Aliso Viejo-based esVolta LP has a new owner backing its efforts to prove that storing electricity in batteries and then putting it back into the grid when needed can be a major boon for the environment and energy use.
Investment firm Generate Capital of San Francisco said it acquired the large-scale battery storage developer to accelerate the availability of such energy storage projects.
Financial details were undisclosed at the time the acquisition was completed on July 13. The two companies initially filed plans for the deal in April, according to Federal Energy Regulatory Commission filings.
Grand Johanna Developer
The local company is a developer, owner, and operator of utility-scale energy storage projects across North America.
ÂLocal projects it has developed include “Grand Johanna,” a 2 megawatt/ 9 megawatt hour Lithium ion battery energy storage project located in Irvine that became operational in early 2017 and is used by Southern California Edison. It also has similar projects in Palm Springs and Thousand Oaks.
“Generate Capital believes that energy storage is essential in the battle against climate change as it helps deliver a lower-carbon and more resilient energy system,” esVolta President Randolph Mann told the Business Journal on Aug. 4.
Mann said “esVolta expects significant continued growth in demand for its projects.”
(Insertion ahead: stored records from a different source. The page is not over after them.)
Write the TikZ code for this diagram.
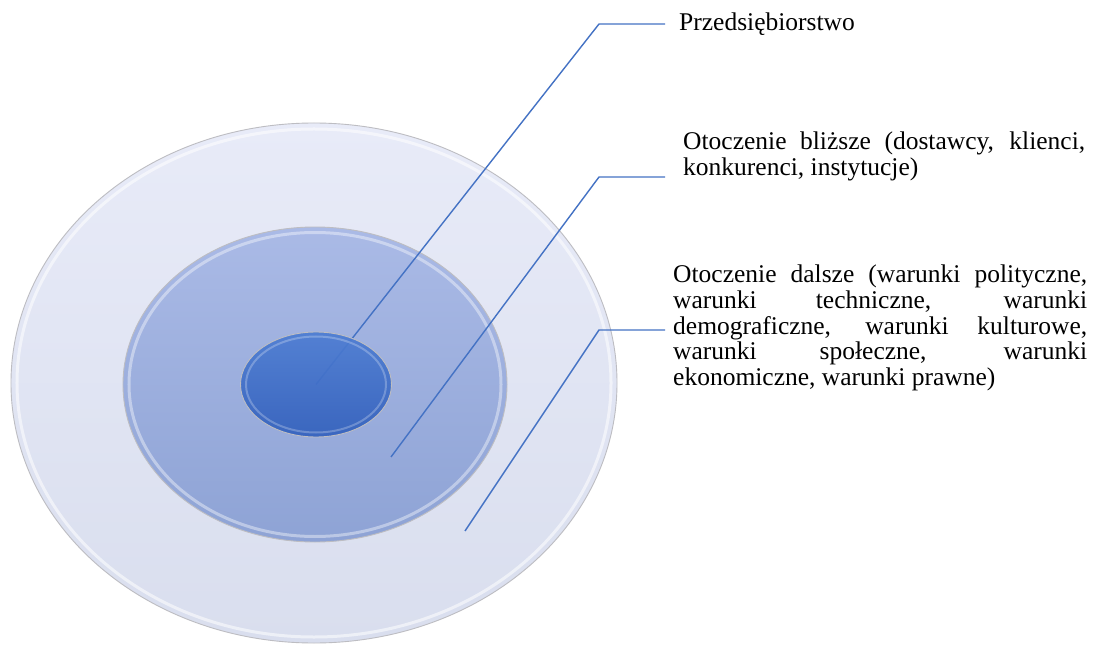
\documentclass[tikz,border=0pt]{standalone}
\usepackage{fontspec}
\setmainfont{Liberation Serif}
\usetikzlibrary{shapes.geometric}

\definecolor{ringouttop}{HTML}{E8EBF8}
\definecolor{ringoutbot}{HTML}{D9DEEE}
\definecolor{ringmidtop}{HTML}{AABAE6}
\definecolor{ringmidbot}{HTML}{8EA3D5}
\definecolor{coretop}{HTML}{4D7DD2}
\definecolor{corebot}{HTML}{3461BD}
\definecolor{rim}{HTML}{BDBDC2}
\definecolor{leadblue}{HTML}{4472C4}

\pgfdeclarelayer{disc}
\pgfdeclarelayer{lead}
\pgfsetlayers{disc,lead,main}

\tikzset{
  disk/.style={ellipse, inner sep=0pt, draw=rim, line width=0.9bp},
  shine/.style={draw=white, line width=3bp, opacity=0.55},
  leader/.style={draw=leadblue, line width=1.4bp},
  caption/.style={inner sep=0pt, anchor=base west, font=\fontsize{25.5bp}{25.5bp}\selectfont}
}

\begin{document}
\begin{tikzpicture}[x=1bp, y=-1bp]
% the three nested discs
\begin{pgfonlayer}{disc}
  \fill[white] (0,0) rectangle (1093,646);
  \node[disk, minimum width=606bp, minimum height=520bp,
        top color=ringouttop, bottom color=ringoutbot] (outer) at (314,383) {};
  \draw[shine] (outer.center) ellipse [x radius=297bp, y radius=254bp];
  \node[disk, minimum width=384bp, minimum height=315bp,
        top color=ringmidtop, bottom color=ringmidbot] (middle) at (315,384.5) {};
  \draw[shine, opacity=0.4] (middle.center) ellipse [x radius=186bp, y radius=152bp];
\end{pgfonlayer}
\useasboundingbox (0,0) rectangle (1093,646);

\node[disk, minimum width=151bp, minimum height=105bp, fill opacity=0.93,
      top color=coretop, bottom color=corebot] (inner) at (316,384.5) {};
\draw[draw=white, line width=2bp, opacity=0.25] (inner.center) ellipse [x radius=70bp, y radius=48bp];

% labels
\node[caption] (t1) at (679,31) {Przedsiębiorstwo};
\node[caption, font=\fontsize{25.5bp}{26bp}\selectfont] (t2) at (683,150) {\vtop{%
  \hbox to 402bp{Otoczenie bliższe (dostawcy, klienci,}
  \hbox{konkurenci, instytucje)}}};
\node[caption] (t3) at (673,283) {\vtop{%
  \hbox to 414bp{Otoczenie dalsze (warunki polityczne,}
  \hbox to 414bp{warunki techniczne, warunki}
  \hbox to 414bp{demograficzne, warunki kulturowe,}
  \hbox to 414bp{warunki społeczne, warunki}
  \hbox{ekonomiczne, warunki prawne)}}};

% leader lines
\coordinate (b1) at (599,24);   \coordinate (e1) at (665,24);
\coordinate (s2) at (391,457);  \coordinate (b2) at (599,177); \coordinate (e2) at (665,177);
\coordinate (s3) at (465,531);  \coordinate (b3) at (599,330); \coordinate (e3) at (665,330);
\begin{pgfonlayer}{lead}
  \draw[leader] (inner.center) -- (b1) -- (e1);
  \draw[leader] (s2) -- (b2) -- (e2);
  \draw[leader] (s3) -- (b3) -- (e3);
\end{pgfonlayer}
\end{tikzpicture}
\end{document}
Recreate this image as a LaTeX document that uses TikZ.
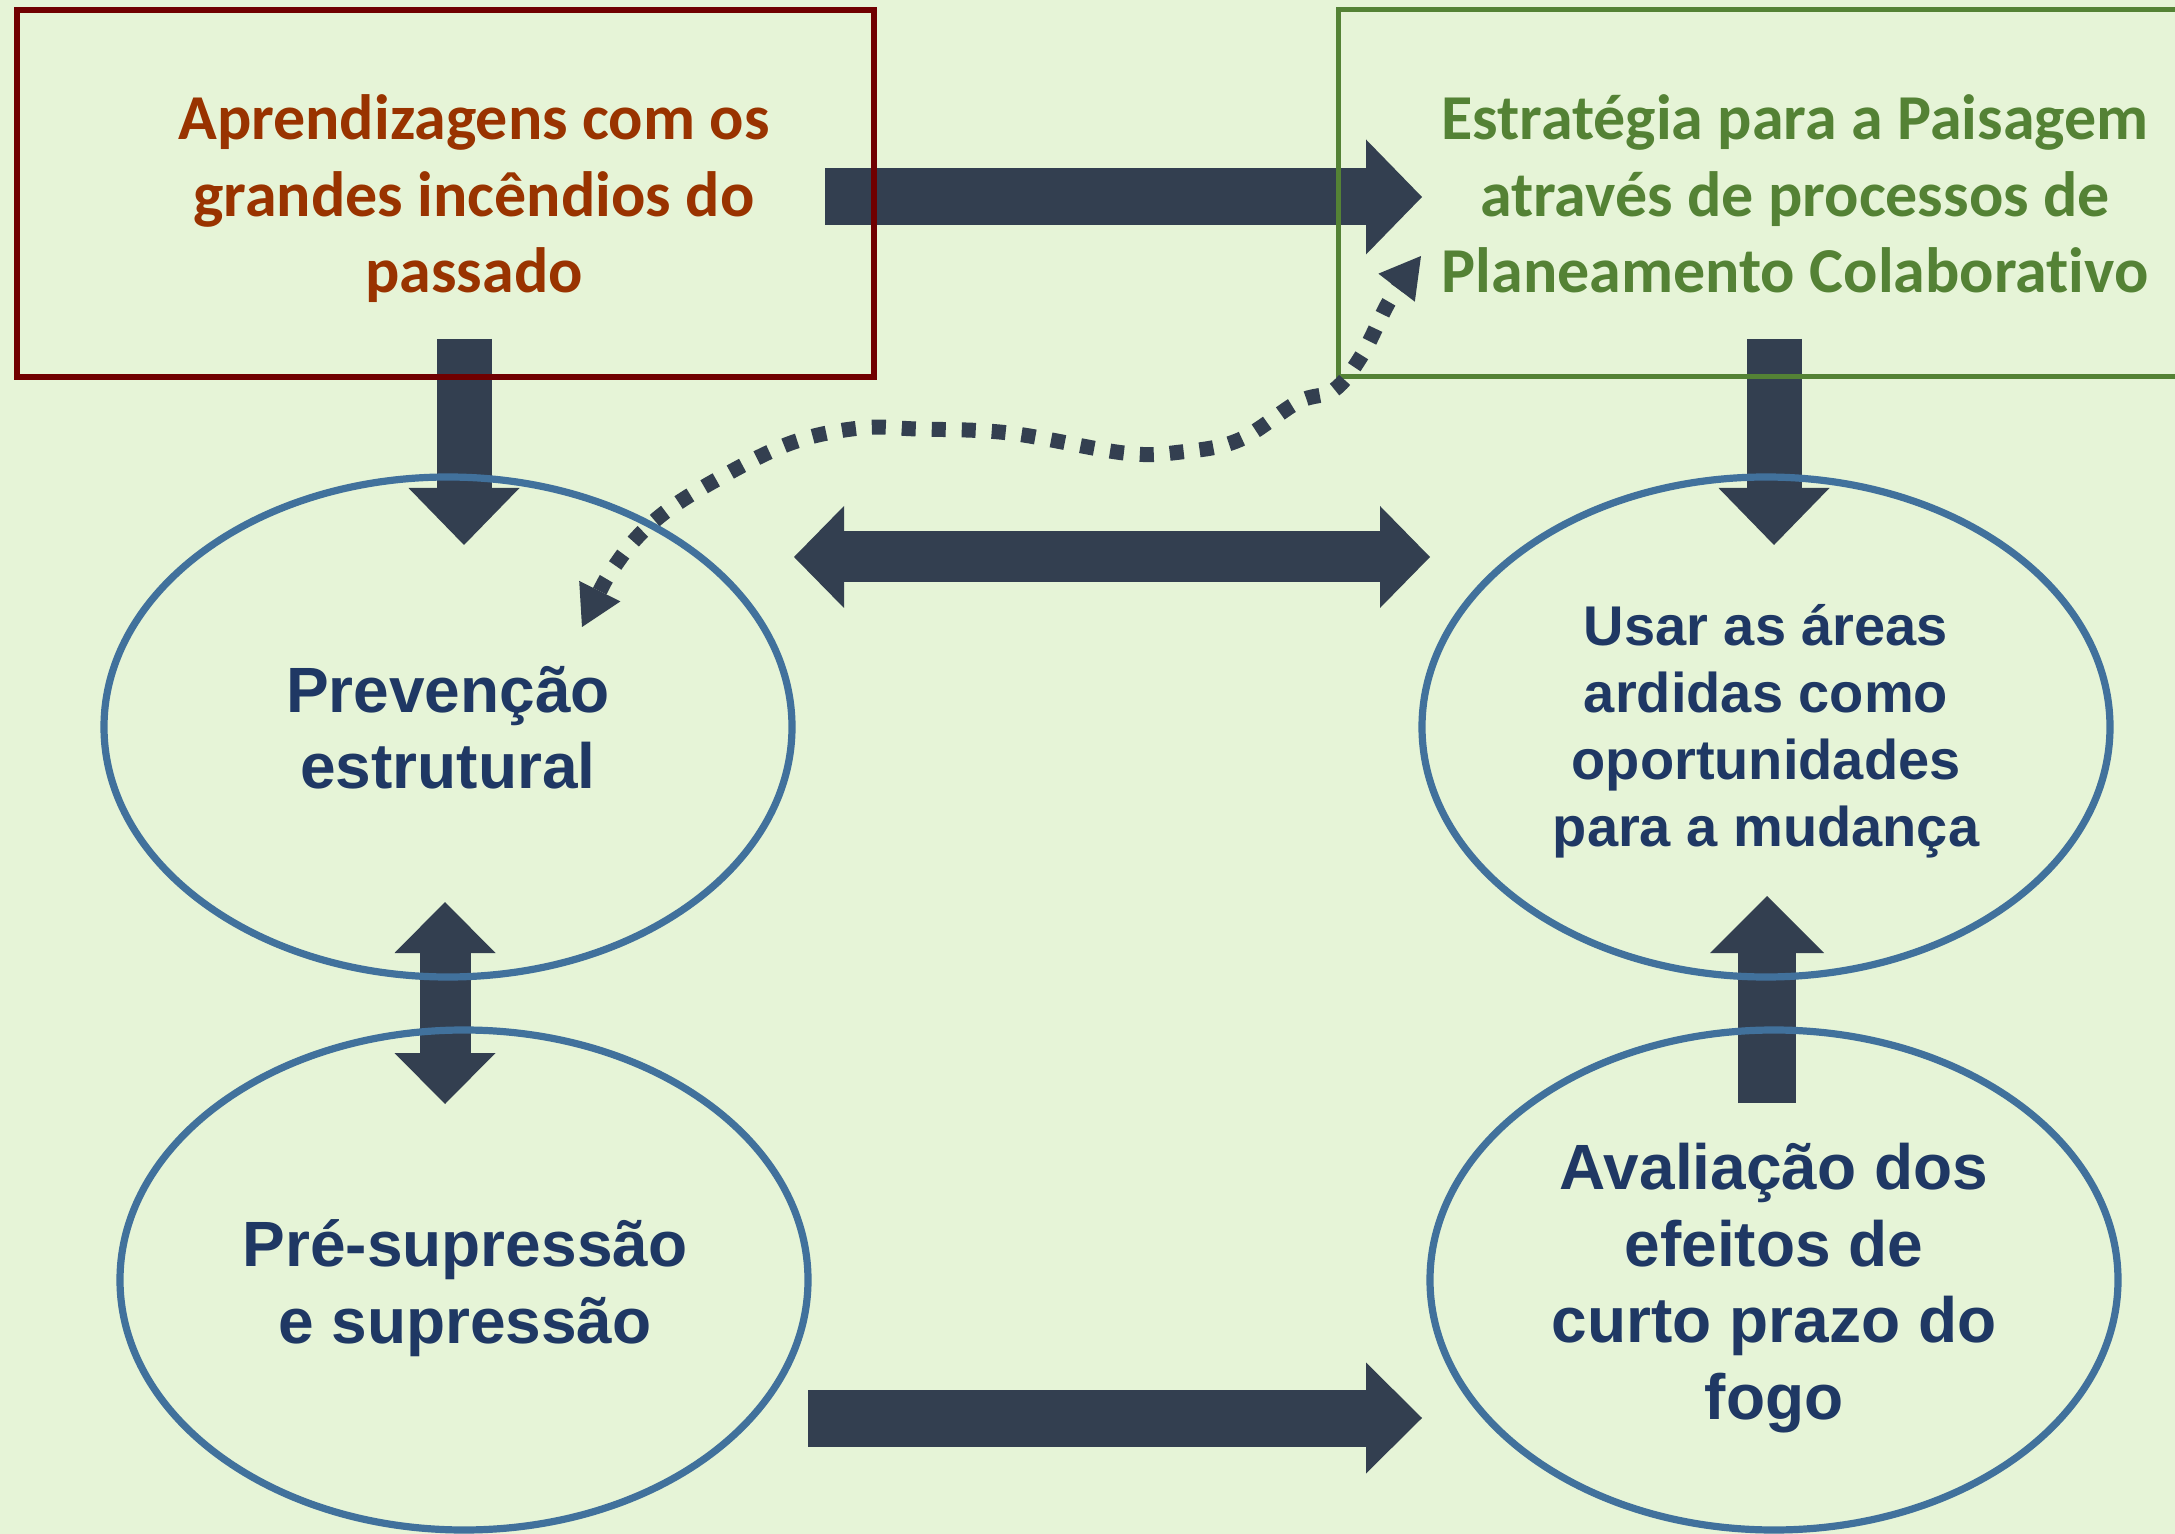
\documentclass[tikz,border=0pt]{standalone}
\usepackage{fontspec}
\setmainfont{Liberation Sans}
\newfontfamily\calib[Ligatures={CommonOff,ContextualOff}]{Carlito}
\usetikzlibrary{arrows.meta,shapes.geometric}
\definecolor{bgc}{RGB}{230,244,215}
\definecolor{arrc}{RGB}{51,63,80}
\definecolor{ellc}{RGB}{65,113,156}
\definecolor{navy}{RGB}{31,56,100}
\definecolor{rtext}{RGB}{153,51,0}
\definecolor{rbox}{RGB}{112,0,0}
\definecolor{gtext}{RGB}{84,130,53}
\begin{document}
\begin{tikzpicture}[x=0.5pt,y=-0.5pt,
  ell/.style={draw=ellc, line width=3.6pt, ellipse, minimum width=344pt, minimum height=250pt, inner sep=0pt},
  etext/.style={text=navy, font=\bfseries\fontsize{32pt}{38.25pt}\selectfont, align=center, inner sep=0pt},
  etextsmall/.style={text=navy, font=\bfseries\fontsize{28pt}{33.5pt}\selectfont, align=center, inner sep=0pt},
  btext/.style={font=\calib\bfseries\fontsize{32pt}{38.25pt}\selectfont, align=center, inner sep=0pt},
  blk/.style args={#1/#2/#3}{draw=arrc, line width=#1, -{Triangle[length=#2,width=#3,line width=0pt]}},
  dblk/.style args={#1/#2/#3}{draw=arrc, line width=#1, {Triangle[length=#2,width=#3,line width=0pt]}-{Triangle[length=#2,width=#3,line width=0pt]}},
  dotc/.style={draw=arrc, line width=7.5pt, dash pattern=on 7pt off 8pt,
     {Triangle[length=20pt,width=23pt,line width=0pt]}-{Triangle[length=20pt,width=23pt,line width=0pt]}}
]
\fill[bgc] (0,0) rectangle (2175,1534);
\useasboundingbox (0,0) rectangle (2175,1534);

% arrow end points
\coordinate (a1s) at (825,197);  \coordinate (a1e) at (1422,197);
\coordinate (a2s) at (464,339);  \coordinate (a2e) at (464,545);
\coordinate (a3s) at (1774,339); \coordinate (a3e) at (1774,545);
\coordinate (a4s) at (794,557);  \coordinate (a4e) at (1430,557);
\coordinate (a5s) at (445,902);  \coordinate (a5e) at (445,1104);
\coordinate (a6s) at (808,1418); \coordinate (a6e) at (1422,1418);
\coordinate (a7s) at (1767,1103);\coordinate (a7e) at (1767,896);
\coordinate (dS) at (582,627);   \coordinate (dE) at (1421,256);

\draw[blk=28.5pt/28pt/57.5pt] (a1s) -- (a1e);
\draw[blk=27.5pt/28.5pt/55.5pt] (a2s) -- (a2e);
\draw[blk=27.5pt/28.5pt/55.5pt] (a3s) -- (a3e);
\draw[dblk=25.5pt/25pt/51pt] (a4s) -- (a4e);
\draw[dblk=25.5pt/25.5pt/50.5pt] (a5s) -- (a5e);
\draw[blk=28.5pt/28pt/55.5pt] (a6s) -- (a6e);
\draw[blk=28.75pt/28.5pt/57pt] (a7s) -- (a7e);

% boxes
\draw[rbox, line width=2.65pt] (17,10) rectangle (874,377);
\draw[gtext, line width=2.35pt] (1338.5,9.5) rectangle (2200,376.5);

\draw[dotc] plot[smooth, tension=0.6] coordinates {(dS) (619,560) (659,517) (716,480) (791,443) (860,428) (917,429) (1009,433) (1124,453) (1181,452) (1239,440) (1298,402) (1334,390) (1362,355) (1390,300) (dE)};

% ellipses
\node[ell] (prev) at (448,727) {};
\node[ell] (usar) at (1766,727) {};
\node[ell] (pres) at (464,1280) {};
\node[ell] (aval) at (1774,1280) {};

\node[btext, text=rtext] (aprend) at (474,199) {Aprendizagens com os\\grandes incêndios do\\passado};
\node[btext, text=gtext] (estrat) at (1795,194) {Estratégia para a Paisagem\\através de processos de\\Planeamento Colaborativo};

\node[etext] (tprev) at (448,728) {Prevenção\\estrutural};
\node[etextsmall] (tusar) at (1766,731) {Usar as áreas\\ardidas como\\oportunidades\\para a mudança};
\node[etext] (tpres) at (465,1288) {Pré-supressão\\e supressão};
\node[etext] (taval) at (1774,1288) {Avaliação dos\\efeitos de\\curto prazo do\\fogo};
\end{tikzpicture}
\end{document}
“Our team at esVolta is excited to be joining forces with Generate to expand the battery storage market amid increasing demand from off-takers and utilities throughout the United States,” Mann said.
Grids, Utilities
The Aliso Viejo company’s business involves developing energy storage projects, and then financing, constructing, building and operating them.
“We’re being paid for those services. We’re being paid for buying and selling electricity at a profit,” Mann previously told the Business Journal.
The projects are designed to provide grid operators, utilities and other energy users with important reliability services such as capacity, energy and renewables integration.
The U.S. electricity grid is experiencing a national transition away from fossil-fueled generation to a grid increasingly powered by a combination of renewables plus storage.
Mann said esVolta’s core business of developing large-scale energy storage addresses the energy transition and supports a multi-decade structural trend driven both by the cost competitiveness of renewables plus storage and, in some markets, by a desire for a lower carbon future.
“Our partnership with esVolta today highlights the enormous potential for battery storage projects to rebuild our energy system,” said Scott Jacobs, chief executive and co-founder of Generate Capital.
The current leadership of esVolta is expected to remain in place, according to Mann.
Generate Capital said in its acquisition announcement that esVolta has a “pipeline of attractive projects.”
The esVolta portfolio of operational plus contracted projects totals over 900 megawatt hours of storage capacity, and the firm is developing a large pipeline of future storage projects. It operates in the U.S. and Canada.
Macquarie Investment
Early last year, a unit of the huge Australian bank Macquarie invested $140 million in esVolta, via a senior secured credit facility. Macquarie’s stake in the company post-sale to General Capital hasn’t been disclosed.
Projects under active development by esVolta include spots in Texas, Arizona,
Montana, California, Virginia, Colorado, Washington and New Mexico.
Mann said last year that esVolta’s business included contracts with companies including Southern California Edison and Pacific Gas and Electric Co.
There are currently 28 employees at esVolta. It was advertising for seven open positions on its website as of early this month, including project development counsel and construction manager.